#### What is being asked
Take the data below and copy exactly the lines starting at the one with "Write a Python" and finishing at the one with "import seaborn as sns", both included.

>> Start Exercise data

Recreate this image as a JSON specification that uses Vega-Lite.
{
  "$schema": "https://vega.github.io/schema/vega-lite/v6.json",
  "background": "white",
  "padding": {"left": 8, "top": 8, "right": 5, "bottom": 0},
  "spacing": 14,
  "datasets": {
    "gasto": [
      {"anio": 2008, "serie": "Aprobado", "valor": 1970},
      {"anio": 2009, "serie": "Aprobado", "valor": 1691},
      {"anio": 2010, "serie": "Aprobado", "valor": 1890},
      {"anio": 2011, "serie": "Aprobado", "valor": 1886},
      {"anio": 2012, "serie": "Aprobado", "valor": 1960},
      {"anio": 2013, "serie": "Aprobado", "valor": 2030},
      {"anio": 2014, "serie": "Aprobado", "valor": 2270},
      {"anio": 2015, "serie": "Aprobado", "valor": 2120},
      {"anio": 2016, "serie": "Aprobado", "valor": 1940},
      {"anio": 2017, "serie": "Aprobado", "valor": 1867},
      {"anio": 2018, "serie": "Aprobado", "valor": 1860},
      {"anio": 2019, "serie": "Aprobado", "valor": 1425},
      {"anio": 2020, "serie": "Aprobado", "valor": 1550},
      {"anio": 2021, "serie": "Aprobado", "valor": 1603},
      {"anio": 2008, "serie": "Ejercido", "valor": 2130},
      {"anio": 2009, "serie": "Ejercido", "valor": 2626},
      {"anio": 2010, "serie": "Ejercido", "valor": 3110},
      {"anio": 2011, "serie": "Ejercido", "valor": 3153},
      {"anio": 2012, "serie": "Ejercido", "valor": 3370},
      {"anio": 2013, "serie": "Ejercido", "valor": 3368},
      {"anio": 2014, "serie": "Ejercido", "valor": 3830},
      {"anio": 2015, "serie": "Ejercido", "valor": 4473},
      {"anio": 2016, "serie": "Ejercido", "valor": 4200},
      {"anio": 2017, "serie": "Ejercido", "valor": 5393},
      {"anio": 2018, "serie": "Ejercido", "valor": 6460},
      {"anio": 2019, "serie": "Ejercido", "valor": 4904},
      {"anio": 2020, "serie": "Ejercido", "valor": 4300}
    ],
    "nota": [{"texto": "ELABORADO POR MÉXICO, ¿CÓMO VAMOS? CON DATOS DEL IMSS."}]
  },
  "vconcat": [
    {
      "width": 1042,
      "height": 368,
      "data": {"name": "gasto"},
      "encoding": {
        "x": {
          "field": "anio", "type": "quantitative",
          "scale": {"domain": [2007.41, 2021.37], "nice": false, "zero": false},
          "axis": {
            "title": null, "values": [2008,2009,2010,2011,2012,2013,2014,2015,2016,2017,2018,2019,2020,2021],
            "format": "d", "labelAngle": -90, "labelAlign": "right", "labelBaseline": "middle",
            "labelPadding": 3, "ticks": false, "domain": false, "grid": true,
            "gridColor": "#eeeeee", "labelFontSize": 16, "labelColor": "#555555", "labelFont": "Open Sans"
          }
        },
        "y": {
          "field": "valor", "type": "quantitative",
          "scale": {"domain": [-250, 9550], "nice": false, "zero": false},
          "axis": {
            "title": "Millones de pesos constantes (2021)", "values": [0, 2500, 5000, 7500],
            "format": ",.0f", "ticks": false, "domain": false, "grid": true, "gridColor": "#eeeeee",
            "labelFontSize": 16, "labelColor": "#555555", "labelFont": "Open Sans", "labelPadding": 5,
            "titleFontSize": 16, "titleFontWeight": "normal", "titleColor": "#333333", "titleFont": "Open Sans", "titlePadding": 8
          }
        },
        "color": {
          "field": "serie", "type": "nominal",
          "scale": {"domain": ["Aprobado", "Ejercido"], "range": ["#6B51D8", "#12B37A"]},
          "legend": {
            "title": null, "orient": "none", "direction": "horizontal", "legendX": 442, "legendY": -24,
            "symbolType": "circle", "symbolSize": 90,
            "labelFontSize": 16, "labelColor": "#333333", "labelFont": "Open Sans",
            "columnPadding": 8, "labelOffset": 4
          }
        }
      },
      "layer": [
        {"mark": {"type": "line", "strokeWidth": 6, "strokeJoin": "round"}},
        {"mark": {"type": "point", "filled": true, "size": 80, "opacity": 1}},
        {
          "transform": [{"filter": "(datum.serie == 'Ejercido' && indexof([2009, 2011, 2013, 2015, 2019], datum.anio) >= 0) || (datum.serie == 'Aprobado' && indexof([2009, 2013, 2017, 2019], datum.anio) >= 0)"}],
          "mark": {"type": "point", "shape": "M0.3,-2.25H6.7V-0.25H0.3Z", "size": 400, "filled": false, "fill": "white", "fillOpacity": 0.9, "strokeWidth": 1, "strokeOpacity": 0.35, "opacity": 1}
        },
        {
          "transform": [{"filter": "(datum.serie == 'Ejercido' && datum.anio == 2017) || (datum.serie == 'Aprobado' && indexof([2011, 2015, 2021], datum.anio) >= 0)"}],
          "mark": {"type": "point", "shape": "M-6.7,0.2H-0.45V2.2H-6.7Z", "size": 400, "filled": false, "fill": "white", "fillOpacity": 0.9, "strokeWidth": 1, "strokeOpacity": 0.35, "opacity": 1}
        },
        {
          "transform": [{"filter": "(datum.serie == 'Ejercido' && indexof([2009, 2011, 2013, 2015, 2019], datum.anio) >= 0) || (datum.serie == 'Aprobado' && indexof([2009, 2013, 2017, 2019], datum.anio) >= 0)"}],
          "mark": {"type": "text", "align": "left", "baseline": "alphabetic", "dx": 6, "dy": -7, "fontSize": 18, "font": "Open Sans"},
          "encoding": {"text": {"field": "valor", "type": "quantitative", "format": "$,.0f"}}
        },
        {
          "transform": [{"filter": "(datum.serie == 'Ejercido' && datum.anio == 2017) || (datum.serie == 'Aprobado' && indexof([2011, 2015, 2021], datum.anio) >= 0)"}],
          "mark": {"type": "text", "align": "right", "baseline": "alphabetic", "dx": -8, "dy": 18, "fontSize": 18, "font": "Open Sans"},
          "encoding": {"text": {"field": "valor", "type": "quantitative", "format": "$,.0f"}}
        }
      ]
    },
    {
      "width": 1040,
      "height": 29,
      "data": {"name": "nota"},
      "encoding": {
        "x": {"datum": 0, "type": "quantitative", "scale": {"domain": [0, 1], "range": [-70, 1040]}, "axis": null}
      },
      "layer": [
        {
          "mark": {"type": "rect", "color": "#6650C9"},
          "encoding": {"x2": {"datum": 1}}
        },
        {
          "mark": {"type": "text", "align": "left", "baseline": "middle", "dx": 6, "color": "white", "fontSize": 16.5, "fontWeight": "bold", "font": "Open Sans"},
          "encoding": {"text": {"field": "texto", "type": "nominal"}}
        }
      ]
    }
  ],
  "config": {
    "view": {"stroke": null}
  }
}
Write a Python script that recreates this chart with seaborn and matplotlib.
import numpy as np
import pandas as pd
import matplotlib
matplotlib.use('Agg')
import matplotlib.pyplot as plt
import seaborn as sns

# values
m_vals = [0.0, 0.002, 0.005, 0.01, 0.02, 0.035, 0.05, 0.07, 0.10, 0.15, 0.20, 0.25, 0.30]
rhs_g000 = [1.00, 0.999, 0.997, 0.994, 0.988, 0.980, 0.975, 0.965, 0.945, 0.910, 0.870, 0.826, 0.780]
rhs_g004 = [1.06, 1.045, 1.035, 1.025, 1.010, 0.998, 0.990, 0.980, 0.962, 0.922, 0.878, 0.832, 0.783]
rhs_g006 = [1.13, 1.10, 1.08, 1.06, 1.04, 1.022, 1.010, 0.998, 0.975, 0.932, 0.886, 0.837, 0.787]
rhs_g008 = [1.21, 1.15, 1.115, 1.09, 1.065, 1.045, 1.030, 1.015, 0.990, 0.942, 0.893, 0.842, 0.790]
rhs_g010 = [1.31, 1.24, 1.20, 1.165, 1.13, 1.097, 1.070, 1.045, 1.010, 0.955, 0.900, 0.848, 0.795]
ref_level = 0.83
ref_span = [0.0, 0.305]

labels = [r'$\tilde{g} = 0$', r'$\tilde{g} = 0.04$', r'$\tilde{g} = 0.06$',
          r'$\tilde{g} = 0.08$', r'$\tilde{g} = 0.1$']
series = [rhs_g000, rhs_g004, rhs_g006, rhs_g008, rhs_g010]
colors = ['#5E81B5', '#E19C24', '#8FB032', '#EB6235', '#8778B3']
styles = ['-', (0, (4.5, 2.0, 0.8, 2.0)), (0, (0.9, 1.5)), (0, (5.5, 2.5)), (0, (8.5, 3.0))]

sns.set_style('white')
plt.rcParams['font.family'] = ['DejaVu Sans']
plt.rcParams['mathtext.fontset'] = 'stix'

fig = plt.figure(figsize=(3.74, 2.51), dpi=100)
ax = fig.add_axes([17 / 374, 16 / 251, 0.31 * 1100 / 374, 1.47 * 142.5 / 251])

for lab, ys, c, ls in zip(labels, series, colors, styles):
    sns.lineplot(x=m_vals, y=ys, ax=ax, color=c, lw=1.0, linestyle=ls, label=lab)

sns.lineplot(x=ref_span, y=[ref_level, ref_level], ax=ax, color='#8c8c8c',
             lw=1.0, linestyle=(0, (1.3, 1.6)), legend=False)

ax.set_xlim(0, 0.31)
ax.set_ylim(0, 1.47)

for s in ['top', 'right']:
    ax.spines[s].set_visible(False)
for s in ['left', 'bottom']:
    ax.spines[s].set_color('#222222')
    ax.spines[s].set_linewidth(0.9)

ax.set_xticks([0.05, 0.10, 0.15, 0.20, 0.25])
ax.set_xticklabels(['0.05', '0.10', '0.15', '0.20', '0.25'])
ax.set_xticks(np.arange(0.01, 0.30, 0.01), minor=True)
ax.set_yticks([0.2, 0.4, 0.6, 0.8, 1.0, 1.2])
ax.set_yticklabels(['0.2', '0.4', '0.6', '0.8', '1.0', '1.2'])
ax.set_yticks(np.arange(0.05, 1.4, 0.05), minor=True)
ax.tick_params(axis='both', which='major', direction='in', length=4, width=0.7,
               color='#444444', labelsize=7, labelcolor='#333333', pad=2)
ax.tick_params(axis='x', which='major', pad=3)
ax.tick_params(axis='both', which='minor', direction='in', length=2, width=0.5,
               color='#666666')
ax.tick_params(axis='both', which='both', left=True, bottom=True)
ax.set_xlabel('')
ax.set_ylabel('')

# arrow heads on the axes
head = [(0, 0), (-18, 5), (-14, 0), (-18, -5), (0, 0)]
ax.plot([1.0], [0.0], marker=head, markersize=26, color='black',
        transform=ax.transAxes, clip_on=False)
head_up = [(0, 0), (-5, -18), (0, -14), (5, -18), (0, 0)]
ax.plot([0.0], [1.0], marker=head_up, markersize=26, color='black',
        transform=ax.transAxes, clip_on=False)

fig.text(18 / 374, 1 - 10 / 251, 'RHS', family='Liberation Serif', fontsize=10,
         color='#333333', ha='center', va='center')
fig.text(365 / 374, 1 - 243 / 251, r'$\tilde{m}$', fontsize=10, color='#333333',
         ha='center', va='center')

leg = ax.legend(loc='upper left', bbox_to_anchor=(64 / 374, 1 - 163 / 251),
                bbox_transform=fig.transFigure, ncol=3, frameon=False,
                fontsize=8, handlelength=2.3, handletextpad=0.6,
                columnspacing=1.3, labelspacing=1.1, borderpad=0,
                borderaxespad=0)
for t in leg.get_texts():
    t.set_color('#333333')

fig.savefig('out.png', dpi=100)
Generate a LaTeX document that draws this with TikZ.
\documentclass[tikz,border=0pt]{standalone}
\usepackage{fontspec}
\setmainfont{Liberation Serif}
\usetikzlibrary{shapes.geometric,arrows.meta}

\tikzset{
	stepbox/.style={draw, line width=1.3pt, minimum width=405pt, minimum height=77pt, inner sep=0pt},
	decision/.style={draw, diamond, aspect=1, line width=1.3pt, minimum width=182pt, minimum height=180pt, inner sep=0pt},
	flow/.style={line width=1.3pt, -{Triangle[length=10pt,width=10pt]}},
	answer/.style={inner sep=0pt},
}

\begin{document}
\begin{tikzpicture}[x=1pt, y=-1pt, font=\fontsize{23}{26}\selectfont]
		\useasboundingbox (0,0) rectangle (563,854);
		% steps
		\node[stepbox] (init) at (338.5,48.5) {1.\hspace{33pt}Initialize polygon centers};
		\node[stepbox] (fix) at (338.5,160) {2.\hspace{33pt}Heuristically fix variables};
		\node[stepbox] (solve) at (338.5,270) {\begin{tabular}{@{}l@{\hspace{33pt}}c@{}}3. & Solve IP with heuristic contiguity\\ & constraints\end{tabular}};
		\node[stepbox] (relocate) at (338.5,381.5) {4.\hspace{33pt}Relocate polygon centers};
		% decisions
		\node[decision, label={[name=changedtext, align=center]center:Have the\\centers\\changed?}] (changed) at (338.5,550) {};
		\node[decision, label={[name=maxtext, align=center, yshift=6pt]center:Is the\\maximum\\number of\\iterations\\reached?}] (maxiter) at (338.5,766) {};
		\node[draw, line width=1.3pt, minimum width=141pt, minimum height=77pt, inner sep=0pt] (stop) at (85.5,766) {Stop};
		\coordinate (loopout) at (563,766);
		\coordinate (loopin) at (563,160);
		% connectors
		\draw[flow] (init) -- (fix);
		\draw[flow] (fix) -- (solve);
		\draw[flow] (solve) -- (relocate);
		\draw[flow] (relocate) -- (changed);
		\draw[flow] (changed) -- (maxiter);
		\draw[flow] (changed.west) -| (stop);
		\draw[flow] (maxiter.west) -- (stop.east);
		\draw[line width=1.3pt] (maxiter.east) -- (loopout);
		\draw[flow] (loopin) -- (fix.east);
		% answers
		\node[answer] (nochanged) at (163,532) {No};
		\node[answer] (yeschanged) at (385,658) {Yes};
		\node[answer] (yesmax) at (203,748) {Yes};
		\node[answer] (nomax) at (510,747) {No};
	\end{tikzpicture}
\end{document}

>> End Exercise data

#### Final result
Write a Python script that recreates this chart with seaborn and matplotlib.
import numpy as np
import pandas as pd
import matplotlib
matplotlib.use('Agg')
import matplotlib.pyplot as plt
import seaborn as sns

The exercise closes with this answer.